Identity fraud is up, but banks are up to the security challenge
Posted on 14 March 2013.
In 2012, the total losses resulting from account takeover and new account fraud each rose by approximately 50% over the previous year. These two fraud types impact consumers most severely, and are historically more difficult for FIs to prevent and detect than any other major fraud type.

Today, Javelin Strategy & Research releases the firm’s 2013 Banking Identity Safety Scorecard. For eight years, Javelin has evaluated the top 25 FIs by deposit size based on their consumer‐facing security features in the three fraud stages of Javelin’s Protection, Detection, and Resolution Model.

Javelin’s security research found that 5 of the top 25 FIs prohibit the use of the Social Security number (SSN) to authenticate a user’s identity, up from none in 2011. While this represents a major improvement, 20% adoption is still distressingly low, especially with account takeover fraud at a seven‐year high. Yet, a promising consumer empowerment trend is finally gaining momentum among FIs – 40% of FIs are leveraging customers’ unique knowledge of their own financial behavior to prevent fraud by blocking types of transactions the customer knows he or she would never initiate. User-defined limits and prohibitions (UDLAPs) are a powerful security supplement to behavioral and transaction monitoring.

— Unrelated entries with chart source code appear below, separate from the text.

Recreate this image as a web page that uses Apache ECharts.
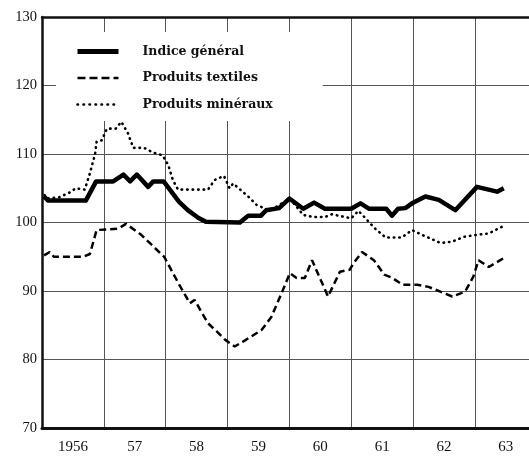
<!DOCTYPE html>
<html>
<head>
<meta charset="utf-8">
<script src="https://cdn.jsdelivr.net/npm/echarts@6/dist/echarts.min.js"></script>
<style>
  html, body { margin: 0; padding: 0; background: #fff; }
  #chart { width: 529px; height: 462px; }
</style>
</head>
<body>
<div id="chart"></div>
<script>
// Monthly positions are counted from January 1956 (0 = start of 1956).
const yearLabels = ['1956', '57', '58', '59', '60', '61', '62', '63'];

const generalMonths = [0.4, 1.2, 8.5, 10.5, 13.8, 15.8, 17.1, 18.4, 20.6, 21.6, 23.6, 26.6, 28.3, 30.3, 31.8, 38.4, 40, 42.5, 43.5, 46, 48, 50.7, 52.8, 54.9, 60, 61.8, 63.5, 66.8, 67.9, 69.1, 70.5, 71.8, 74.4, 77, 80.2, 84.4, 88.3, 89.6];
const generalValues = [103.8, 103.2, 103.2, 106, 106, 107, 106, 107, 105.2, 106, 106, 103, 101.8, 100.7, 100.1, 100, 101, 101, 101.8, 102.1, 103.5, 102, 102.9, 102, 102, 102.8, 102, 102, 101, 102, 102.1, 102.8, 103.8, 103.3, 101.8, 105.2, 104.5, 105];

const textileMonths = [0.4, 1.5, 2.3, 8, 9.3, 10.6, 14.8, 16.3, 19.1, 23.7, 26.5, 28.7, 29.6, 32.2, 33.9, 35.5, 37.4, 39.4, 42.6, 44.5, 46.5, 48.1, 49.4, 51, 52.4, 55.5, 57.8, 59.7, 60.4, 62.1, 64.4, 66.4, 68, 70, 72.8, 75, 77.3, 79.6, 82.1, 83.7, 84.7, 86.7, 89.6];
const textileValues = [95.2, 95.7, 95, 95, 95.4, 98.9, 99.1, 99.8, 98.3, 95, 91.1, 88.2, 88.7, 85.3, 84.1, 82.9, 81.9, 82.8, 84.3, 86.2, 89.7, 92.6, 91.9, 91.9, 94.5, 89.2, 92.8, 93.1, 94, 95.7, 94.5, 92.4, 91.9, 90.9, 90.9, 90.6, 89.9, 89.2, 89.9, 92.1, 94.5, 93.5, 94.8];

const mineralMonths = [0.5, 0.9, 3.4, 5.7, 6.5, 8.3, 9.3, 10.3, 10.6, 11.6, 12.6, 14.3, 15.4, 16.7, 17.7, 19.8, 21.6, 23.4, 24.5, 25.4, 26.4, 32.2, 33.5, 35.3, 36.4, 37.1, 40, 41.6, 43.9, 45.5, 48.1, 50.7, 52.6, 54.9, 56.2, 58.8, 60, 61.4, 62.8, 64.5, 66.7, 69.8, 71.8, 73.7, 75.3, 77.3, 79.6, 81.8, 84.4, 86.7, 89.6];
const mineralValues = [104, 103.5, 103.7, 104.5, 105, 104.8, 107.2, 110, 111.8, 112, 113.7, 113.7, 114.7, 113, 110.9, 110.9, 110.2, 109.8, 108.4, 106.2, 104.8, 104.8, 106.2, 106.8, 105, 105.7, 103.8, 102.6, 101.8, 102.3, 103.5, 101.1, 100.8, 100.8, 101.2, 100.8, 100.6, 101.7, 100.6, 99.2, 97.8, 97.8, 98.9, 98.2, 97.7, 97, 97.2, 97.9, 98.2, 98.4, 99.5];

const pairs = (xs, ys) => xs.map((x, i) => [x, ys[i]]);
const labelMonths = yearLabels.map((_, i) => i * 12 + 6);

const serif = '"Liberation Serif", "DejaVu Serif", serif';
const ink = '#111';
const gridColor = '#555';

const solidStyle = { color: '#000', width: 4.5, join: 'round' };
const dashedStyle = { color: '#000', width: 2.5, type: [7, 4] };
const dottedStyle = { color: '#000', width: 2.6, type: [0.5, 5], cap: 'round' };

const chart = echarts.init(document.getElementById('chart'), null, { renderer: 'canvas' });
chart.setOption({
  animation: false,
  backgroundColor: '#fff',
  grid: { left: 42, right: 0, top: 17, bottom: 34 },
  legend: {
    orient: 'vertical',
    left: 56,
    top: 32,
    z: 1,
    backgroundColor: '#fff',
    padding: [13, 50, 10, 19],
    itemGap: 13.5,
    itemWidth: 41,
    itemHeight: 14,
    itemStyle: { opacity: 0 },
    textStyle: {
      fontFamily: '"DejaVu Serif", serif',
      fontWeight: 'bold',
      fontSize: 12.5,
      color: ink,
      padding: [0, 0, 0, 19]
    },
    data: [
      { name: 'Indice général', lineStyle: { width: 5 } },
      { name: 'Produits textiles', lineStyle: { width: 2.5, type: [8, 4] } },
      { name: 'Produits minéraux', lineStyle: { width: 2.6, type: [0.5, 5.5], cap: 'round' } }
    ]
  },
  xAxis: [{
    type: 'value',
    min: 0,
    max: 94.5,
    interval: 12,
    axisLine: { show: true, onZero: false, lineStyle: { color: ink, width: 3 } },
    axisTick: { show: false },
    splitLine: { show: true, lineStyle: { color: gridColor, width: 1 } },
    axisLabel: {
      customValues: labelMonths,
      formatter: v => yearLabels[Math.round((v - 6) / 12)] || '',
      margin: 12,
      fontFamily: serif,
      fontSize: 15,
      color: ink
    }
  }, {
    type: 'value',
    position: 'top',
    min: 0,
    max: 94.5,
    interval: 12,
    axisLine: { show: true, onZero: false, lineStyle: { color: ink, width: 2.5 } },
    axisTick: { show: false },
    axisLabel: { show: false },
    splitLine: { show: false }
  }],
  yAxis: {
    type: 'value',
    min: 70,
    max: 130,
    interval: 10,
    axisLine: { show: true, lineStyle: { color: ink, width: 2.5 } },
    axisTick: { show: false },
    splitLine: { show: true, lineStyle: { color: gridColor, width: 1 } },
    axisLabel: { margin: 5, fontFamily: serif, fontSize: 14.5, color: ink }
  },
  series: [{
    name: 'Indice général',
    type: 'line',
    symbol: 'none',
    z: 3,
    data: pairs(generalMonths, generalValues),
    lineStyle: solidStyle,
    itemStyle: { color: '#000' }
  }, {
    name: 'Produits textiles',
    type: 'line',
    symbol: 'none',
    z: 2,
    data: pairs(textileMonths, textileValues),
    lineStyle: dashedStyle,
    itemStyle: { color: '#000' }
  }, {
    name: 'Produits minéraux',
    type: 'line',
    symbol: 'none',
    z: 2,
    data: pairs(mineralMonths, mineralValues),
    lineStyle: dottedStyle,
    itemStyle: { color: '#000' }
  }]
});
</script>
</body>
</html>
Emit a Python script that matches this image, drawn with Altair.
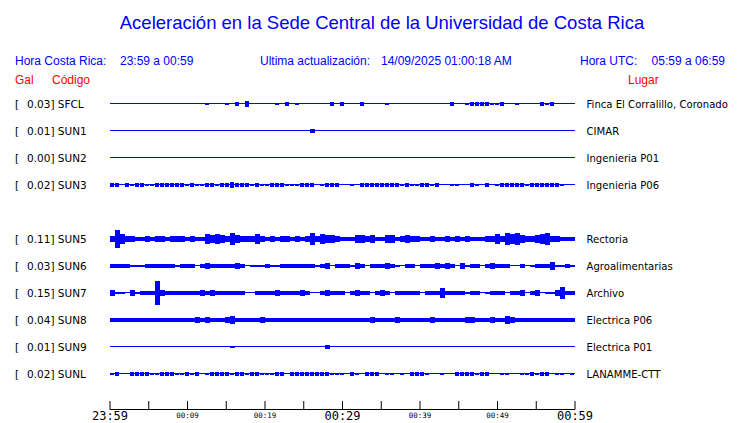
import altair as alt
import pandas as pd

# ---------------- data ----------------
stations = ["SFCL", "SUN1", "SUN2", "SUN3", "SUN5", "SUN6", "SUN7", "SUN8", "SUN9", "SUNL"]
gal = ["0.03", "0.01", "0.00", "0.02", "0.11", "0.03", "0.15", "0.04", "0.01", "0.02"]
places = ["Finca El Corralillo, Coronado", "CIMAR", "Ingenieria P01", "Ingenieria P06",
          "Rectoria", "Agroalimentarias", "Archivo", "Electrica P06", "Electrica P01", "LANAMME-CTT"]
row_index = [0, 1, 2, 3, 5, 6, 7, 8, 9, 10]

# envelope of each trace (93 time bins over 60 minutes), amplitude levels
env_SFCL = ([0,0,0,0,0,0,0,0,0,0, 0,0,0,0,0,0,0,0,0,1, 0,0,0,1,0,2,0,3,0,0, 0] +
            [0,0,1,0,2,0,1,0,0,0, 0,0,0,2,0,2,0,0,0,2, 0,0,0,0,1,0,0,0,0,0, 0] +
            [0,0,0,0,0,0,2,0,0,1, 2,2,2,2,1,1,2,0,0,1, 0,0,0,0,2,1,2,0,0,0, 0])
env_SUN1 = ([0]*31 +
            [0,0,0,0,0,0,0,0,0,2, 0,0,0,0,0,0,0,0,0,0, 0,0,0,0,0,0,0,0,0,0, 0] +
            [0]*31)
env_SUN2 = [0]*93
env_SUN3 = ([2,2,0,2,1,2,2,1,1,2, 2,2,2,2,2,1,2,1,1,2, 2,1,2,2,3,2,2,2,1,2, 1] +
            [1,2,2,2,1,1,1,2,2,2, 0,1,2,2,2,0,0,1,0,2, 2,2,2,2,2,2,2,1,2,1, 1] +
            [2,2,1,2,0,0,1,1,0,0, 2,1,0,2,0,1,2,2,2,2, 2,1,2,2,2,2,2,2,1,0, 0])
env_SUN5 = ([3,9,5,3,3,2,2,3,2,3, 3,2,3,3,3,2,3,2,2,5, 4,5,4,3,6,4,3,3,3,5, 3] +
            [2,3,2,3,3,2,3,2,3,6, 3,5,4,4,3,2,2,2,4,4, 3,4,2,2,4,4,2,3,4,3, 3] +
            [2,2,3,2,2,3,2,3,2,3, 2,2,2,3,3,5,3,6,5,6, 4,3,3,4,5,6,3,3,2,2, 2])
env_SUN6 = ([2,2,2,2,1,1,1,2,2,2, 2,2,2,1,2,2,2,0,2,3, 2,2,2,2,2,3,2,0,1,1, 1] +
            [2,1,1,2,2,2,2,2,2,2, 1,2,3,0,2,2,2,1,3,2, 0,2,2,2,3,2,1,0,2,2, 0] +
            [2,2,2,3,2,3,2,0,3,1, 2,2,0,2,3,2,2,2,0,0, 2,0,1,2,2,2,4,1,1,2, 1])
env_SUN7 = ([3,1,1,0,3,1,2,2,2,12, 3,2,2,2,2,2,2,2,3,2, 3,2,2,2,2,2,2,0,0,2, 2] +
            [2,2,3,2,2,2,2,3,2,0, 0,2,3,2,2,2,0,2,3,2, 2,0,2,3,2,0,2,2,2,2, 2] +
            [0,2,2,2,5,2,2,2,2,1, 2,2,0,1,2,2,2,0,2,2, 3,0,2,3,0,1,1,3,6,2, 2])
env_SUN8 = ([2,2,2,2,2,2,2,2,2,2, 2,2,2,2,2,2,2,3,2,3, 2,2,2,3,4,2,2,2,2,2, 3] +
            [2,2,2,2,2,2,2,2,2,2, 2,2,2,2,2,2,2,2,2,2, 2,3,2,2,2,2,3,2,2,2, 2] +
            [2,2,3,2,2,2,2,2,2,3, 3,2,2,2,3,2,2,4,3,2, 2,2,2,2,2,2,2,2,2,2, 2])
env_SUN9 = ([0,0,0,0,0,0,0,0,0,0, 0,0,0,0,0,0,0,0,0,0, 0,0,0,0,1,0,0,0,0,0, 0] +
            [0,0,0,0,0,0,0,0,0,0, 0,0,2,0,0,0,0,0,0,0, 0,0,0,0,0,0,0,0,0,0, 0] +
            [0]*31)
env_SUNL = ([1,2,0,0,2,2,2,2,1,1, 2,2,2,1,1,2,1,2,0,1, 2,2,2,2,1,2,2,1,2,2, 1] +
            [1,1,2,2,0,2,2,2,2,2, 2,2,2,1,1,1,0,2,1,0, 2,2,2,0,1,1,0,1,0,2, 2] +
            [2,1,0,0,1,0,0,2,2,2, 2,1,2,2,0,0,1,1,0,0, 1,1,2,1,2,2,0,1,1,0, 1])
envelopes = [env_SFCL, env_SUN1, env_SUN2, env_SUN3, env_SUN5,
             env_SUN6, env_SUN7, env_SUN8, env_SUN9, env_SUNL]

tick_minutes = [0, 5, 10, 15, 20, 25, 30, 35, 40, 45, 50, 55, 60]
major_minutes = [0, 30, 60]
major_labels = ["23:59", "00:29", "00:59"]
minor_minutes = [10, 20, 40, 50]
minor_labels = ["00:09", "00:19", "00:39", "00:49"]

# ---------------- layout / style ----------------
N_BINS = 93
SPAN_MIN = 60
ROW_GAP = 27
BLUE = "#0000ff"
RED = "#ff0000"
# fraction of each time bin that a burst block fills
fill_fraction = [0.8, 1.0, 1.0, 0.8, 1.0, 1.0, 1.0, 1.0, 1.0, 0.8]

xs = alt.Scale(domain=[0, SPAN_MIN], range=[102, 567], nice=False, zero=False)
ys = alt.Scale(domain=[0, 10 * ROW_GAP], range=[95.5, 365.5], nice=False, zero=False)

bins = []
bin_min = SPAN_MIN / N_BINS
for st, r, env, ff in zip(stations, row_index, envelopes, fill_fraction):
    assert len(env) == N_BINS
    for i, a in enumerate(env):
        if a > 0:
            bins.append({"station": st,
                         "t0": i * bin_min,
                         "t1": (i + ff) * bin_min,
                         "lo": r * ROW_GAP - a + 0.5,
                         "hi": r * ROW_GAP + a + 0.5})
bins_df = pd.DataFrame(bins)

rows_df = pd.DataFrame({
    "station": stations,
    "pos": [r * ROW_GAP for r in row_index],
    "left": [f"{g}] {s}" for g, s in zip(gal, stations)],
    "place": places,
    "t0": [0] * len(stations),
    "t1": [SPAN_MIN] * len(stations),
})

baselines = alt.Chart(rows_df).mark_rule(color=BLUE, strokeWidth=1).encode(
    x=alt.X("t0:Q", scale=xs, axis=None),
    x2="t1:Q",
    y=alt.Y("pos:Q", scale=ys, axis=None),
)

traces = alt.Chart(bins_df).mark_rect(color=BLUE).encode(
    x=alt.X("t0:Q", scale=xs, axis=None),
    x2="t1:Q",
    y=alt.Y("lo:Q", scale=ys, axis=None),
    y2="hi:Q",
)

label_font = "DejaVu Sans"
brackets = alt.Chart(rows_df).mark_text(
    text="[", align="left", baseline="alphabetic", dy=4, font=label_font,
    fontSize=10.5, color="black").encode(
    x=alt.value(7), y=alt.Y("pos:Q", scale=ys, axis=None))
left_labels = alt.Chart(rows_df).mark_text(
    align="left", baseline="alphabetic", dy=4, font=label_font,
    fontSize=10.5, color="black").encode(
    x=alt.value(19), y=alt.Y("pos:Q", scale=ys, axis=None), text="left:N")
right_labels = alt.Chart(rows_df).mark_text(
    align="left", baseline="alphabetic", dy=4, font=label_font,
    fontSize=10.1, color="black").encode(
    x=alt.value(578.5), y=alt.Y("pos:Q", scale=ys, axis=None), text="place:N")

# time axis
axis_span = pd.DataFrame({"t0": [0], "t1": [SPAN_MIN]})
axis_line = alt.Chart(axis_span).mark_rule(color="black", strokeWidth=1).encode(
    x=alt.X("t0:Q", scale=xs, axis=None), x2="t1:Q", y=alt.value(401.5))
ticks = alt.Chart(pd.DataFrame({"m": tick_minutes})).mark_rule(color="black", strokeWidth=1).encode(
    x=alt.X("m:Q", scale=xs, axis=None), y=alt.value(393), y2=alt.value(401.5))
major = alt.Chart(pd.DataFrame({"m": major_minutes, "lab": major_labels})).mark_text(
    font="DejaVu Sans Mono", fontSize=12, baseline="alphabetic", align="center", color="black").encode(
    x=alt.X("m:Q", scale=xs, axis=None), y=alt.value(411.5), text="lab:N")
minor = alt.Chart(pd.DataFrame({"m": minor_minutes, "lab": minor_labels})).mark_text(
    font="DejaVu Sans Mono", fontSize=7.5, baseline="alphabetic", align="center", color="black").encode(
    x=alt.X("m:Q", scale=xs, axis=None), y=alt.value(409.5), text="lab:N")

one = pd.DataFrame({"k": [0]})


def label(txt, x, y, color=BLUE, size=12, align="left", font="Liberation Sans"):
    return alt.Chart(one).mark_text(
        text=txt, align=align, baseline="alphabetic", font=font,
        fontSize=size, color=color).encode(x=alt.value(x), y=alt.value(y))


headers = [
    label("Aceleración en la Sede Central de la Universidad de Costa Rica", 374, 21,
          size=18.5, align="center"),
    label("Hora Costa Rica:", 7, 57),
    label("23:59 a 00:59", 112, 57),
    label("Ultima actualización:", 252, 57),
    label("14/09/2025 01:00:18 AM", 373, 57),
    label("Hora UTC:", 572, 57),
    label("05:59 a 06:59", 717, 57, align="right"),
    label("Gal", 7, 76, color=RED),
    label("Código", 44, 76, color=RED),
    label("Lugar", 620, 76, color=RED),
]

chart = alt.layer(
    baselines, traces, brackets, left_labels, right_labels,
    axis_line, ticks, major, minor, *headers
).properties(
    width=724, height=415,
    autosize=alt.AutoSizeParams(type="none"),
    padding=0,
    background="white",
).configure_view(stroke=None)

chart.save("out.html", embed_options={"renderer": "svg", "actions": False})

Fraud prevention is a winning security strategy to both attract and retain account holders, as consumers strongly value security when choosing a new institution and the perception of security is a critical factor in attrition. Bank of America earned Best in Class for Bank Identity Safety, as well as Best in Prevention and Detection.

Bank of America’s winning performance is due in great part to high scores in fraud prevention and detection, coupled with a strong fourth-place showing in resolution. JPMorgan Chase takes the Best in Resolution Award, which focuses on the FI’s ability to effectively use customer service to restore consumers’ funds, peace of mind, and confidence in the FI.

“The best security model is one where FIs and their customers partner together in securing financial accounts,” said Al Pascual, Industry Analyst – Security, Risk & Fraud at Javelin Strategy & Research. “By focusing on educating and engaging the consumer in security authentication decisions and procedures, the FI can most effectively prevent attacks and threats from plaguing their valuable customer base.”

Javelin’s scoring system for FIs’ identity safety capabilities is devised around the premise that preventive measures offer the greatest return to both the consumer and the FI. Prioritizing security features designed to prevent fraud can save FIs and consumers money well beyond the compromised funds themselves.

While early detection, efficient and comprehensive resolution may mitigate the impact of frauds which have already occurred, successful prevention deflects fraud attempts, reducing the costs associated with detection and resolution.

Javelin Strategy & Research’s 2013 Banking Identity Safety Scorecard evaluates financial institutions on their ability to prevent, detect and resolve emerging threats and attacks on their customers. It is based on the analysis of the top 25 financial institutions, by deposit size, based on their consumer‐facing security features and two online surveys of more than 11,000 consumers.

The report contains 66 pages and 42 graphs. The report evaluates: Bank of America, Bank of the West, BB&T, BBVA Compass, BMO Harris Bank, Capital One, Citibank, Citizens Bank, Comerica, Fifth Third, HSBC, Huntington, JPMorgan Chase, Key Bank, M&T Bank, Navy FCU, PNC Bank, Regions Bank, Sovereign, SunTrust, TD Bank, U.S. Bank, Union Bank, Wells Fargo, and Zions Bank.